- Task directions
A verbatim copy is needed of the lines from the one containing "Write the seaborn" down to the one containing "from matplotlib.patches import", inclusive. Print it with no pictures.

(Collection entries)
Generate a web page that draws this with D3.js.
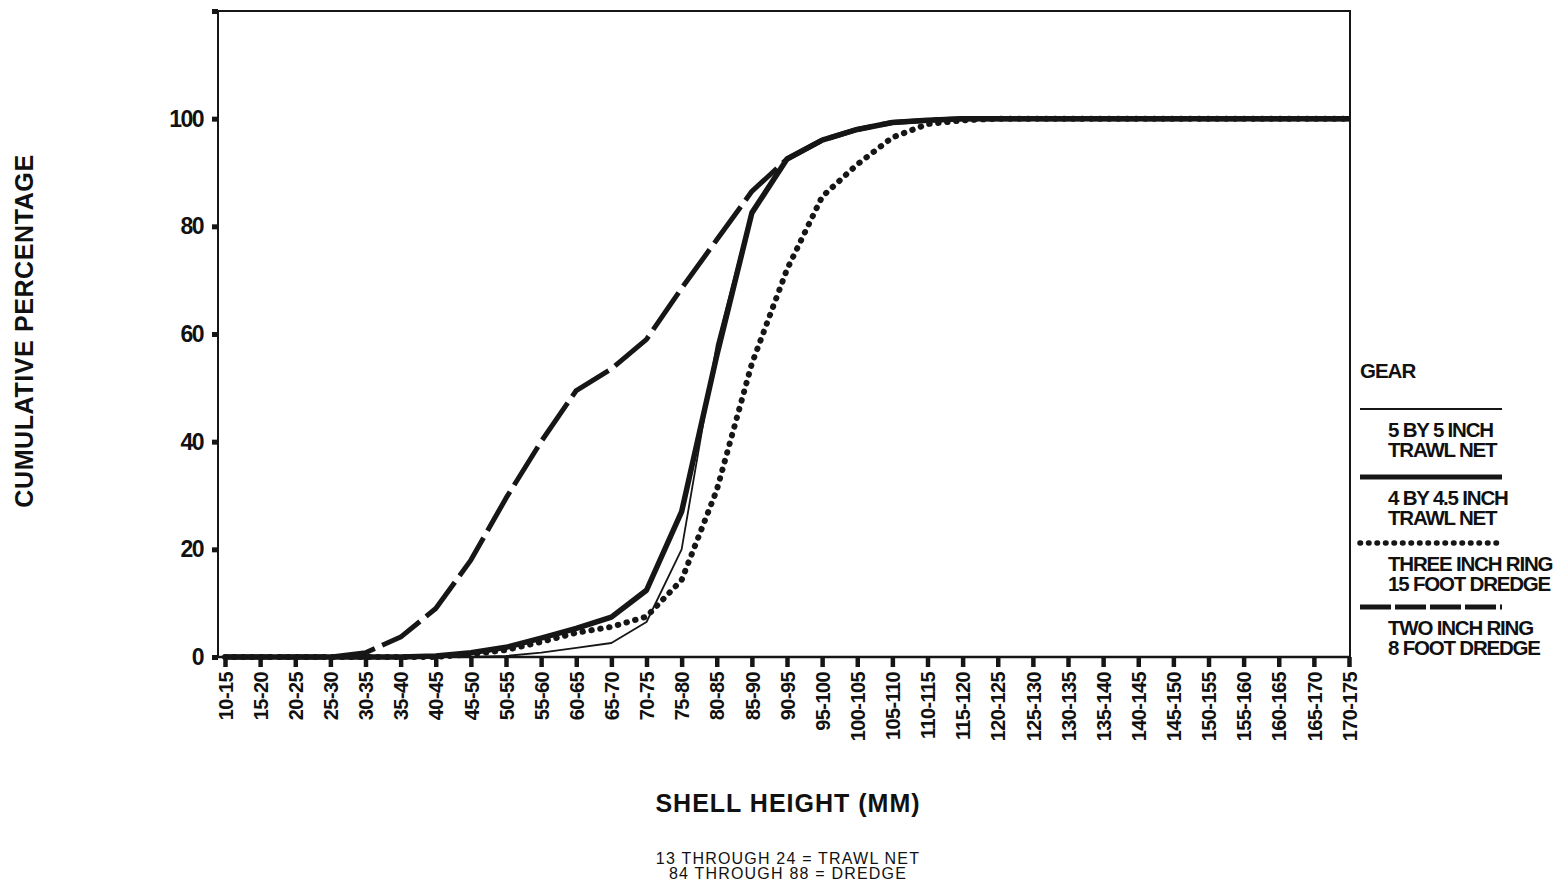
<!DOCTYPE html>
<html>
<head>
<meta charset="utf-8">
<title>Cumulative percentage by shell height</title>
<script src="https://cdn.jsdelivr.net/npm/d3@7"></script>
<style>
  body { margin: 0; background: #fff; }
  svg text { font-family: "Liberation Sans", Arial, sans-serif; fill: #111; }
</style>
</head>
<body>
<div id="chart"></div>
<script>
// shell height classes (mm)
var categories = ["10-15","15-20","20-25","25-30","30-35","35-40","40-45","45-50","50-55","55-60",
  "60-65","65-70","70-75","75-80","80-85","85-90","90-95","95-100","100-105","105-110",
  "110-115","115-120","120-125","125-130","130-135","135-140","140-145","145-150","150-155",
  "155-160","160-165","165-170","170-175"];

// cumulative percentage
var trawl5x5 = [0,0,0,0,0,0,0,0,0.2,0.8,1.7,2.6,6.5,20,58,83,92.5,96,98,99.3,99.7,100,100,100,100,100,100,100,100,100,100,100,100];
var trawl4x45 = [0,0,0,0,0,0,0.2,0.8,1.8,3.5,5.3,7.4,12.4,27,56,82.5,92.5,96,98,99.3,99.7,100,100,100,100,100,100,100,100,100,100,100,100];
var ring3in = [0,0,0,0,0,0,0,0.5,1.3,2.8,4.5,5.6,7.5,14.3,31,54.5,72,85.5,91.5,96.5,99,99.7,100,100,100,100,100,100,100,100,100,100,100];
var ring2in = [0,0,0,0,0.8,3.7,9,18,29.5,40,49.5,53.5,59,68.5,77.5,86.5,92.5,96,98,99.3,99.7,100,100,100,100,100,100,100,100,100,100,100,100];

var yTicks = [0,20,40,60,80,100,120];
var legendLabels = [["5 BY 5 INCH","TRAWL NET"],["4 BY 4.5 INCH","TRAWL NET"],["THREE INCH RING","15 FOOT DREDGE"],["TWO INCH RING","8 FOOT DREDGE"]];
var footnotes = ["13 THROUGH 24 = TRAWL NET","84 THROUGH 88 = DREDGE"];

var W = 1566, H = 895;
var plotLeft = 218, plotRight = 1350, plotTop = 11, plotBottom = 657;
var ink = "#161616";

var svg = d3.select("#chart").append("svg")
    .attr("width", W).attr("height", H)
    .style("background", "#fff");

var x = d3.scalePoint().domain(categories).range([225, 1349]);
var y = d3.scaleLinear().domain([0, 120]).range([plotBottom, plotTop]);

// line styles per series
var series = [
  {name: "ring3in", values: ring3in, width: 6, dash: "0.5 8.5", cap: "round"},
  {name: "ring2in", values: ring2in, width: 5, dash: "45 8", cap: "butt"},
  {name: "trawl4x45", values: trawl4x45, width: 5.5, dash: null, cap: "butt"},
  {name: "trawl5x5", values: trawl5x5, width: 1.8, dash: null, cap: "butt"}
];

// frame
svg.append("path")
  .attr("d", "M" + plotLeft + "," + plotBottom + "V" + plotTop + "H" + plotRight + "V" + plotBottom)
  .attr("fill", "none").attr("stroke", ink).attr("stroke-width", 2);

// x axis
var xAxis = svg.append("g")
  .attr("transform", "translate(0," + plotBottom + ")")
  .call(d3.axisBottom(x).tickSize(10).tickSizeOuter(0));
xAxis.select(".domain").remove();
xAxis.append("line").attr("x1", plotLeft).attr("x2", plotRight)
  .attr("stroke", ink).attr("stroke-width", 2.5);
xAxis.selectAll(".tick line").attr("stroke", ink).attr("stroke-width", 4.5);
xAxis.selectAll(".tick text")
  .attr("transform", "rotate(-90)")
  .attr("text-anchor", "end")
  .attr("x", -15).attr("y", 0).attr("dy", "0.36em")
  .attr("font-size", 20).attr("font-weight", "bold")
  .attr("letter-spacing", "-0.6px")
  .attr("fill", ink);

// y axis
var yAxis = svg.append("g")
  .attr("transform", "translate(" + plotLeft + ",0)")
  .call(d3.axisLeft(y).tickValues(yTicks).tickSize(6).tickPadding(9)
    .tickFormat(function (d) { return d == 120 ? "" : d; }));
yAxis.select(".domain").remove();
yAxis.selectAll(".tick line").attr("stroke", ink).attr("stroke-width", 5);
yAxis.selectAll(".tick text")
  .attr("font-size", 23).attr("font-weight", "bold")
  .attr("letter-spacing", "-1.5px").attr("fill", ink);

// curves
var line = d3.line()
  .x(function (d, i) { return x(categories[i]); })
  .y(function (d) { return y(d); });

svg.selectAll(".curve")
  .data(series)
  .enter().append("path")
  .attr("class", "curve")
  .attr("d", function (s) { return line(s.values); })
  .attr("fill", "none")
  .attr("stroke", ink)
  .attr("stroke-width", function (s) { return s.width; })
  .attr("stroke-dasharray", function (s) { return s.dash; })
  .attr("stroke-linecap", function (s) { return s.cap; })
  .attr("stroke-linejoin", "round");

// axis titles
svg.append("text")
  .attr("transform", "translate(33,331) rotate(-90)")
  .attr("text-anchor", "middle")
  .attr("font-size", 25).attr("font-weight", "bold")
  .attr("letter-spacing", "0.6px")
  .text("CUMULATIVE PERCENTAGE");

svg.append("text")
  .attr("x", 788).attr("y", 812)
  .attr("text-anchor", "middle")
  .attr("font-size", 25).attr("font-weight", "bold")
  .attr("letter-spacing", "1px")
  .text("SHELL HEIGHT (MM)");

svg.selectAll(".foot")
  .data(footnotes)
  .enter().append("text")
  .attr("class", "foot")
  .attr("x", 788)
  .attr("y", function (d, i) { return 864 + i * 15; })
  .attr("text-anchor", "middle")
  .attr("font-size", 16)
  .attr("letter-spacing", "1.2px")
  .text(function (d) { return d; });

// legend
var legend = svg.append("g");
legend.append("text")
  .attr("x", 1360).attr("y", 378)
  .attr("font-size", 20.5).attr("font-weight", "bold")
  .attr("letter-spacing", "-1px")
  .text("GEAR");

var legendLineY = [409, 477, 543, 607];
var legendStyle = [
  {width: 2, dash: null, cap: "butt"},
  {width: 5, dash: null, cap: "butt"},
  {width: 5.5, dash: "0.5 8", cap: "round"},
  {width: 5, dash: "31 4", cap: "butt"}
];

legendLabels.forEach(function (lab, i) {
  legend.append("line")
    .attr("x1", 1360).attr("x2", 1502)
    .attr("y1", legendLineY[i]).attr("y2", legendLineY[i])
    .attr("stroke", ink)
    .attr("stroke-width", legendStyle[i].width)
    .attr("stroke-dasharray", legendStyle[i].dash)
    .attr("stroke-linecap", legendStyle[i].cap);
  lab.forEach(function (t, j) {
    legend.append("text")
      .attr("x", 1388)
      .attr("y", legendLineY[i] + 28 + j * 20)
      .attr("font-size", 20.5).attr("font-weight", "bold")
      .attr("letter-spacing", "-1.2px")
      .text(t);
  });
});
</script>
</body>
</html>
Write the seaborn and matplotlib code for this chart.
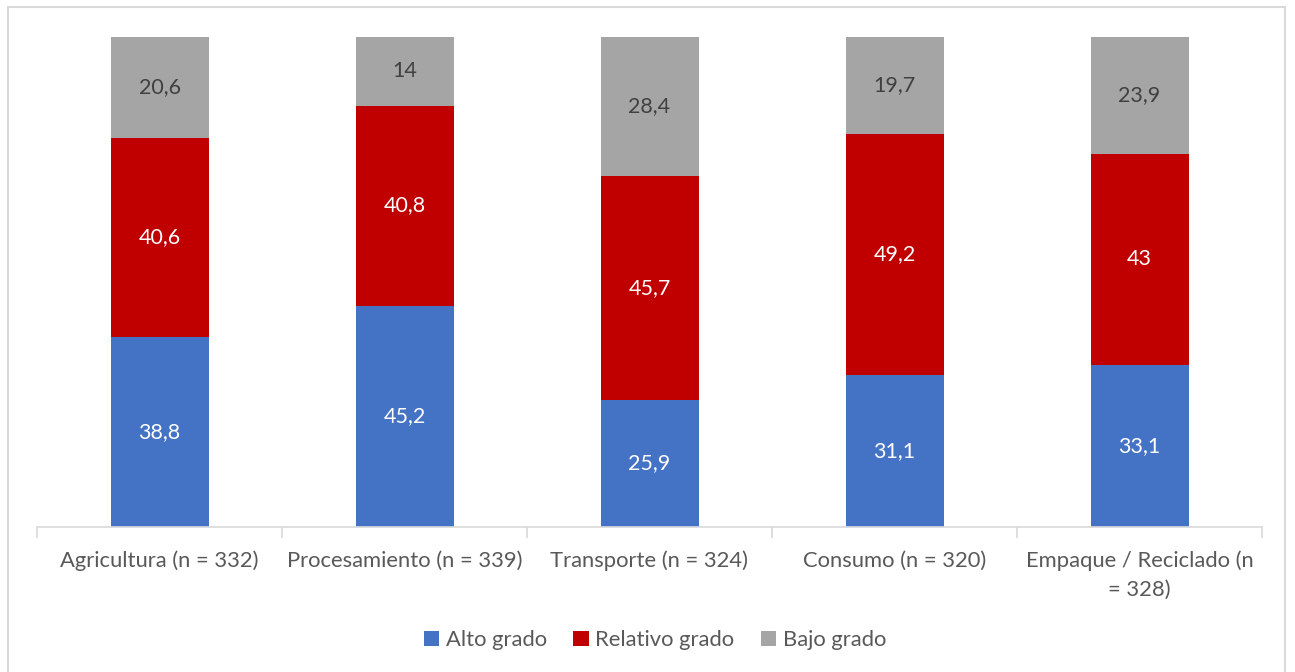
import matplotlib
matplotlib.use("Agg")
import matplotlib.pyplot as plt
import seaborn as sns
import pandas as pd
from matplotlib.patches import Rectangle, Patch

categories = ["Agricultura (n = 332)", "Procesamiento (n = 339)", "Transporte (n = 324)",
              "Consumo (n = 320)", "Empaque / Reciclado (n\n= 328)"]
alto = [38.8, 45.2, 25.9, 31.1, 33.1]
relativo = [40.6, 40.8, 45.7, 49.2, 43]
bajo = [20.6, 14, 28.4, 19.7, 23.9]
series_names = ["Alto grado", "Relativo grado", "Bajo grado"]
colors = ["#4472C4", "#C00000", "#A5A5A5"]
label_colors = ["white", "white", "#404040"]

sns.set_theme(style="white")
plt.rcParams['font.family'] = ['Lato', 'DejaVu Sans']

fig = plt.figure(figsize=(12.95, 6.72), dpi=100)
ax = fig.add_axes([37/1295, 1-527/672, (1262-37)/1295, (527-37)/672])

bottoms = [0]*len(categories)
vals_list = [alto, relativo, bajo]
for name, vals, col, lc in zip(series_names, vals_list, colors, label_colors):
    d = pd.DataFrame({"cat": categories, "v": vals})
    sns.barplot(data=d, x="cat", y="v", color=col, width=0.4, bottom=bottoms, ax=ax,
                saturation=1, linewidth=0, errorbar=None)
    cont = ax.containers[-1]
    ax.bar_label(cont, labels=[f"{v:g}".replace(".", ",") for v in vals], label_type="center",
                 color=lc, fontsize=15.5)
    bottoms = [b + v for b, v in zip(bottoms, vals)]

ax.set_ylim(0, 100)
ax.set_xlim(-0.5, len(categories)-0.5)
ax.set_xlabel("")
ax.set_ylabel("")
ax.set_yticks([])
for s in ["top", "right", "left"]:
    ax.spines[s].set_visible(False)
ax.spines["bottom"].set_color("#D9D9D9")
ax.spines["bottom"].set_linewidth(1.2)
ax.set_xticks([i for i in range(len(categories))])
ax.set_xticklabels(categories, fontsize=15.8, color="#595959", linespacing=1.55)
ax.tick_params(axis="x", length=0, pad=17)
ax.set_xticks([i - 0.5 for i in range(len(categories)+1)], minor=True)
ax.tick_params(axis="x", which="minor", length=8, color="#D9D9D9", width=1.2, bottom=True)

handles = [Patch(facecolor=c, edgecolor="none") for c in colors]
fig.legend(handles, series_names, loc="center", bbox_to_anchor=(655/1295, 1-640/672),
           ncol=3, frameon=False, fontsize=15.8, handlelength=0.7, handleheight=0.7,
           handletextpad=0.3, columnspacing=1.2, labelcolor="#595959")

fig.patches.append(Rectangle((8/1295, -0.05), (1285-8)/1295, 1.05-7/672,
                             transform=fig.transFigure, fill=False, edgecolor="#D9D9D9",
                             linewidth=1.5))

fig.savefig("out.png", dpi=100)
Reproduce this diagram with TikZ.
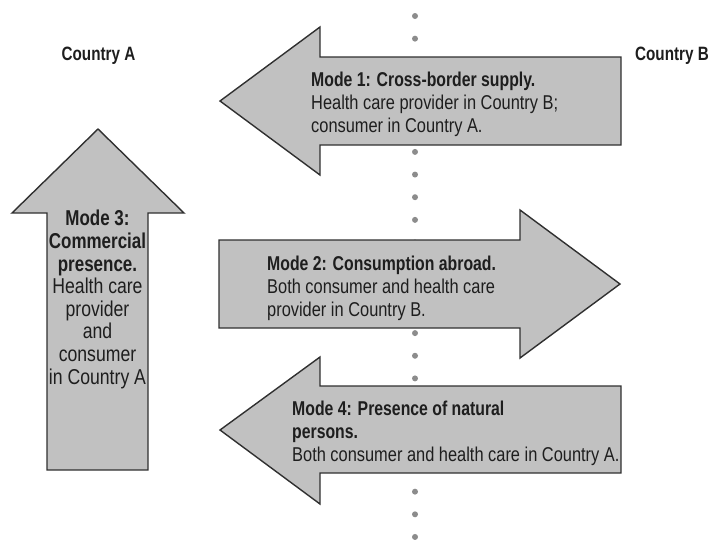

- Answer to this task
Write the seaborn and matplotlib code for this chart.
import matplotlib
matplotlib.use("Agg")
import matplotlib.pyplot as plt
import seaborn as sns
import pandas as pd
from matplotlib.patches import Rectangle, Patch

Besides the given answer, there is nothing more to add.